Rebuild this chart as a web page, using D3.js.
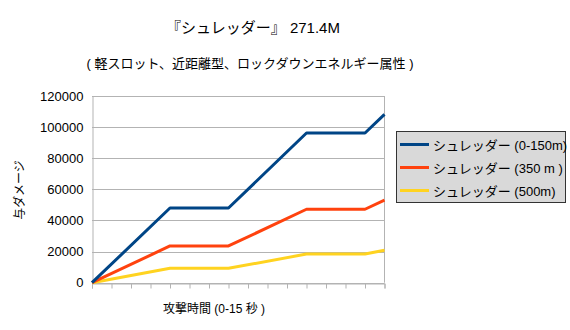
<!DOCTYPE html>
<html><head><meta charset="utf-8">
<script src="https://cdn.jsdelivr.net/npm/d3@7"></script>
<style>body{margin:0;background:#fff}svg{display:block}text{font-family:"Liberation Sans","Noto Sans CJK JP",sans-serif}</style>
</head><body>
<script>
const titleText = "『シュレッダー』 271.4M";
const subtitleText = "( 軽スロット、近距離型、ロックダウンエネルギー属性 )";
const xTitle = "攻撃時間 (0-15 秒 )";
const yTitle = "与ダメージ";
const seconds = [0, 4, 7, 11, 14, 15];
const seriesNames = ["シュレッダー (0-150m)", "シュレッダー (350 m )", "シュレッダー (500m)"];
const blueValues = [0, 48000, 48000, 96200, 96200, 108200];
const redValues = [0, 23600, 23600, 47200, 47200, 53100];
const yellowValues = [0, 9250, 9250, 18400, 18400, 20800];
const yTicks = [0, 20000, 40000, 60000, 80000, 100000, 120000];
const xTicks = d3.range(0, 16);
const colors = ["#004586", "#ff420e", "#ffd320"];

const W = 570, H = 330;
const svg = d3.select("body").append("svg").attr("width", W).attr("height", H);
const x = d3.scaleLinear().domain([0, 15]).range([92, 384.5]);
const y = d3.scaleLinear().domain([0, 120000]).range([282.7, 96]);

svg.append("text").attr("x", 253).attr("y", 33).attr("text-anchor", "middle")
  .attr("font-size", 15).attr("fill", "#000").text(titleText);
svg.append("text").attr("x", 250).attr("y", 68).attr("text-anchor", "middle")
  .attr("font-size", 13).attr("fill", "#000").text(subtitleText);

// gridlines
svg.append("g").selectAll("line").data(yTicks).join("line")
  .attr("x1", x(0)).attr("x2", x(15)).attr("y1", d => Math.round(y(d)) + 0.5).attr("y2", d => Math.round(y(d)) + 0.5)
  .attr("stroke", "#b3b3b3").attr("stroke-width", 1);
// right border
svg.append("line").attr("x1", x(15)).attr("x2", x(15)).attr("y1", y(120000)).attr("y2", y(0))
  .attr("stroke", "#b3b3b3");

// x axis
const xAxis = svg.append("g").attr("transform", `translate(0,${Math.round(y(0)) + 0.5})`)
  .call(d3.axisBottom(x).tickValues(xTicks).tickSize(5).tickFormat(""));
xAxis.select(".domain").attr("stroke", "#b3b3b3");
xAxis.selectAll(".tick line").attr("stroke", "#b3b3b3");
// y axis
const yAxis = svg.append("g").attr("transform", `translate(${Math.round(x(0)) + 0.5},0)`)
  .call(d3.axisLeft(y).tickValues(yTicks).tickSize(0).tickPadding(9).tickFormat(d3.format("d")));
yAxis.select(".domain").attr("stroke", "#b3b3b3");
yAxis.selectAll(".tick text").attr("font-size", 13).attr("fill", "#000")
  .attr("font-family", "'Liberation Sans',sans-serif");
svg.append("line").attr("x1", Math.round(x(0)) + 0.5).attr("x2", Math.round(x(0)) + 0.5)
  .attr("y1", y(0)).attr("y2", y(0) + 5).attr("stroke", "#b3b3b3");

// lines
const allSeries = [blueValues, redValues, yellowValues];
const line = d3.line().x((d, i) => x(seconds[i])).y(d => y(d));
[2, 1, 0].forEach(k => {
  svg.append("path").datum(allSeries[k]).attr("d", line).attr("fill", "none")
    .attr("stroke", colors[k]).attr("stroke-width", 3).attr("stroke-linejoin", "round");
});

// axis titles
svg.append("text").attr("x", 214).attr("y", 313).attr("text-anchor", "middle")
  .attr("font-size", 12).attr("fill", "#000").text(xTitle);
svg.append("text").attr("transform", "translate(24,190) rotate(-90)").attr("text-anchor", "middle")
  .attr("font-size", 12).attr("fill", "#000").text(yTitle);

// legend
const lg = svg.append("g");
lg.append("rect").attr("x", 396.5).attr("y", 131.5).attr("width", 169).attr("height", 71)
  .attr("fill", "#d9d9d9").attr("stroke", "#333").attr("stroke-width", 1);
seriesNames.forEach((n, i) => {
  const yy = 144.5 + i * 23;
  lg.append("line").attr("x1", 400).attr("x2", 429).attr("y1", yy).attr("y2", yy)
    .attr("stroke", colors[i]).attr("stroke-width", 3);
  lg.append("text").attr("x", 433).attr("y", yy + 5).attr("font-size", 13).attr("fill", "#000").text(n);
});
</script>
</body></html>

● **INSTRUCTION**:
Everything from the top line of the data down to and including the line with "d3.scaleLinear().domain([0, 120000]).range([282.7, 96]);" is to be copied, except the pictures.

● **RESPONSE FOR THIS EXERCISE**:
Rebuild this chart as a web page, using D3.js.
<!DOCTYPE html>
<html><head><meta charset="utf-8">
<script src="https://cdn.jsdelivr.net/npm/d3@7"></script>
<style>body{margin:0;background:#fff}svg{display:block}text{font-family:"Liberation Sans","Noto Sans CJK JP",sans-serif}</style>
</head><body>
<script>
const titleText = "『シュレッダー』 271.4M";
const subtitleText = "( 軽スロット、近距離型、ロックダウンエネルギー属性 )";
const xTitle = "攻撃時間 (0-15 秒 )";
const yTitle = "与ダメージ";
const seconds = [0, 4, 7, 11, 14, 15];
const seriesNames = ["シュレッダー (0-150m)", "シュレッダー (350 m )", "シュレッダー (500m)"];
const blueValues = [0, 48000, 48000, 96200, 96200, 108200];
const redValues = [0, 23600, 23600, 47200, 47200, 53100];
const yellowValues = [0, 9250, 9250, 18400, 18400, 20800];
const yTicks = [0, 20000, 40000, 60000, 80000, 100000, 120000];
const xTicks = d3.range(0, 16);
const colors = ["#004586", "#ff420e", "#ffd320"];

const W = 570, H = 330;
const svg = d3.select("body").append("svg").attr("width", W).attr("height", H);
const x = d3.scaleLinear().domain([0, 15]).range([92, 384.5]);
const y = d3.scaleLinear().domain([0, 120000]).range([282.7, 96]);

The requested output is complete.